DATA ->
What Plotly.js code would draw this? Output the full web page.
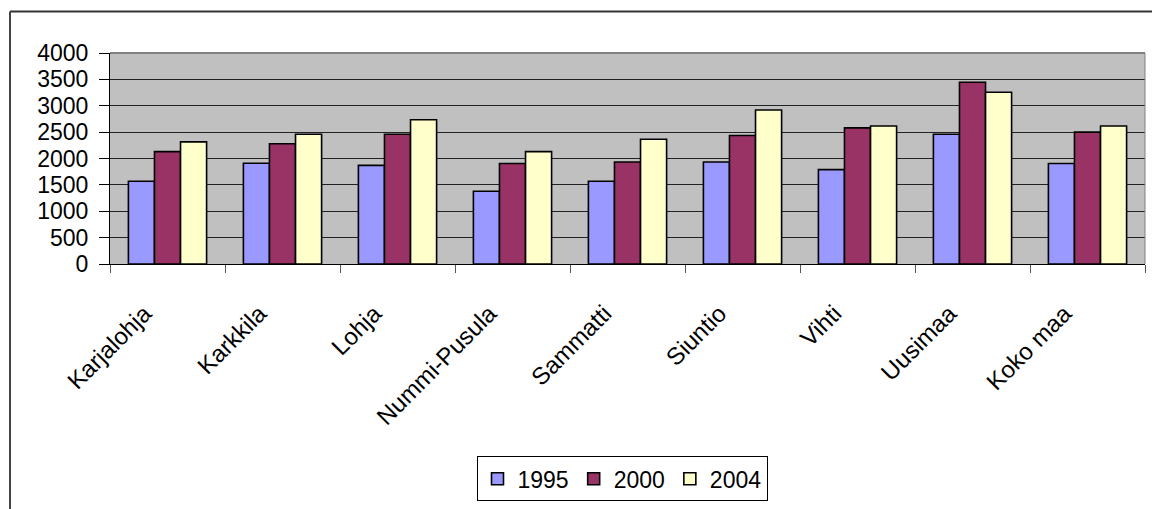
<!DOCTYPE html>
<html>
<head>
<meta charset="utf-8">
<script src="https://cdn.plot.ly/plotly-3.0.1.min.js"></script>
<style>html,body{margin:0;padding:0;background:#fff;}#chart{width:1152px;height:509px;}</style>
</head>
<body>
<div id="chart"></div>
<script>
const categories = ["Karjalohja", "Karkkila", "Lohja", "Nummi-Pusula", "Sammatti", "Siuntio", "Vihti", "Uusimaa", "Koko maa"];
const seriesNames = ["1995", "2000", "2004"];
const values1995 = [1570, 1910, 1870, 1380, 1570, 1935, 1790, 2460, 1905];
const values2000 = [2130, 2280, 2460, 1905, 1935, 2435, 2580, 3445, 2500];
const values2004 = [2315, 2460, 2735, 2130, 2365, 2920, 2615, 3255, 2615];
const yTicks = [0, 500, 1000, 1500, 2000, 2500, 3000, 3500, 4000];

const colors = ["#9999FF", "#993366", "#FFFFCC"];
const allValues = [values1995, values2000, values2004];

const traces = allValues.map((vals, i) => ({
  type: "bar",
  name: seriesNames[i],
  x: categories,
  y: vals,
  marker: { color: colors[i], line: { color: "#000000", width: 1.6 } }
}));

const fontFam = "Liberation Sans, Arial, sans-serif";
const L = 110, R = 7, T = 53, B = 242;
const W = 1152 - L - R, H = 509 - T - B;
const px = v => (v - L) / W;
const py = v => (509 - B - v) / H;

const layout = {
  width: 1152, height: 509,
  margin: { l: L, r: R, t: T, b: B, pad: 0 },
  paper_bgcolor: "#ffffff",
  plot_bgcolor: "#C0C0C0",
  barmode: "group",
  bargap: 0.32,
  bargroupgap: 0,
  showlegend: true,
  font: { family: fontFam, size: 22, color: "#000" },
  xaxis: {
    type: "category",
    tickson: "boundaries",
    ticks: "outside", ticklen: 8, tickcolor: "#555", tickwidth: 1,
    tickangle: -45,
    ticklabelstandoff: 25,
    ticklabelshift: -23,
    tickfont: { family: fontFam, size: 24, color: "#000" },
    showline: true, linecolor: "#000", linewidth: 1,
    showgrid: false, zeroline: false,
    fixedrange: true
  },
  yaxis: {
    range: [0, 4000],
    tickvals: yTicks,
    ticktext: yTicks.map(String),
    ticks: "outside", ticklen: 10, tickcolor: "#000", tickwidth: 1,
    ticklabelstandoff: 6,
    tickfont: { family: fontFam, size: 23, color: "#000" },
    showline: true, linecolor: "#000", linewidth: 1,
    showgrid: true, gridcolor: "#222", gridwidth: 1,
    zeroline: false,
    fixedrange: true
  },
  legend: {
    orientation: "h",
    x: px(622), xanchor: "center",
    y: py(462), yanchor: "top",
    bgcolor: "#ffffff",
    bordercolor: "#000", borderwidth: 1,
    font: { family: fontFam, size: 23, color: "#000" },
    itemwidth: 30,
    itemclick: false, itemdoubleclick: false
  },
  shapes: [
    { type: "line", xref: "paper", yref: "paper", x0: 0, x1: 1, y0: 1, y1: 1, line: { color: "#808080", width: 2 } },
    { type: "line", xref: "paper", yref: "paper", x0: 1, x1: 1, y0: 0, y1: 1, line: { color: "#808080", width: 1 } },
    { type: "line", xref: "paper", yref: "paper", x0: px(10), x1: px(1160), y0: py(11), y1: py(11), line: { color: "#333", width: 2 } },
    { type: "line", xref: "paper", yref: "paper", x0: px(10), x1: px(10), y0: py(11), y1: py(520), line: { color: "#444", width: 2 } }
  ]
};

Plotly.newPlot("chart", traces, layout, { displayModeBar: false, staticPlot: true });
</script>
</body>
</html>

TASK BRIEF -> The material above must be printed exactly, with its pictures left out.

SOLUTION FOR THIS EXERCISE ->
What Plotly.js code would draw this? Output the full web page.
<!DOCTYPE html>
<html>
<head>
<meta charset="utf-8">
<script src="https://cdn.plot.ly/plotly-3.0.1.min.js"></script>
<style>html,body{margin:0;padding:0;background:#fff;}#chart{width:1152px;height:509px;}</style>
</head>
<body>
<div id="chart"></div>
<script>
const categories = ["Karjalohja", "Karkkila", "Lohja", "Nummi-Pusula", "Sammatti", "Siuntio", "Vihti", "Uusimaa", "Koko maa"];
const seriesNames = ["1995", "2000", "2004"];
const values1995 = [1570, 1910, 1870, 1380, 1570, 1935, 1790, 2460, 1905];
const values2000 = [2130, 2280, 2460, 1905, 1935, 2435, 2580, 3445, 2500];
const values2004 = [2315, 2460, 2735, 2130, 2365, 2920, 2615, 3255, 2615];
const yTicks = [0, 500, 1000, 1500, 2000, 2500, 3000, 3500, 4000];

const colors = ["#9999FF", "#993366", "#FFFFCC"];
const allValues = [values1995, values2000, values2004];

const traces = allValues.map((vals, i) => ({
  type: "bar",
  name: seriesNames[i],
  x: categories,
  y: vals,
  marker: { color: colors[i], line: { color: "#000000", width: 1.6 } }
}));

const fontFam = "Liberation Sans, Arial, sans-serif";
const L = 110, R = 7, T = 53, B = 242;
const W = 1152 - L - R, H = 509 - T - B;
const px = v => (v - L) / W;
const py = v => (509 - B - v) / H;

const layout = {
  width: 1152, height: 509,
  margin: { l: L, r: R, t: T, b: B, pad: 0 },
  paper_bgcolor: "#ffffff",
  plot_bgcolor: "#C0C0C0",
  barmode: "group",
  bargap: 0.32,
  bargroupgap: 0,
  showlegend: true,
  font: { family: fontFam, size: 22, color: "#000" },
  xaxis: {
    type: "category",
    tickson: "boundaries",
    ticks: "outside", ticklen: 8, tickcolor: "#555", tickwidth: 1,
    tickangle: -45,
    ticklabelstandoff: 25,
    ticklabelshift: -23,
    tickfont: { family: fontFam, size: 24, color: "#000" },
    showline: true, linecolor: "#000", linewidth: 1,
    showgrid: false, zeroline: false,
    fixedrange: true
  },
  yaxis: {
    range: [0, 4000],
    tickvals: yTicks,
    ticktext: yTicks.map(String),
    ticks: "outside", ticklen: 10, tickcolor: "#000", tickwidth: 1,
    ticklabelstandoff: 6,
    tickfont: { family: fontFam, size: 23, color: "#000" },
    showline: true, linecolor: "#000", linewidth: 1,
    showgrid: true, gridcolor: "#222", gridwidth: 1,
    zeroline: false,
    fixedrange: true
  },
  legend: {
    orientation: "h",
    x: px(622), xanchor: "center",
    y: py(462), yanchor: "top",
    bgcolor: "#ffffff",
    bordercolor: "#000", borderwidth: 1,
    font: { family: fontFam, size: 23, color: "#000" },
    itemwidth: 30,
    itemclick: false, itemdoubleclick: false
  },
  shapes: [
    { type: "line", xref: "paper", yref: "paper", x0: 0, x1: 1, y0: 1, y1: 1, line: { color: "#808080", width: 2 } },
    { type: "line", xref: "paper", yref: "paper", x0: 1, x1: 1, y0: 0, y1: 1, line: { color: "#808080", width: 1 } },
    { type: "line", xref: "paper", yref: "paper", x0: px(10), x1: px(1160), y0: py(11), y1: py(11), line: { color: "#333", width: 2 } },
    { type: "line", xref: "paper", yref: "paper", x0: px(10), x1: px(10), y0: py(11), y1: py(520), line: { color: "#444", width: 2 } }
  ]
};

Plotly.newPlot("chart", traces, layout, { displayModeBar: false, staticPlot: true });
</script>
</body>
</html>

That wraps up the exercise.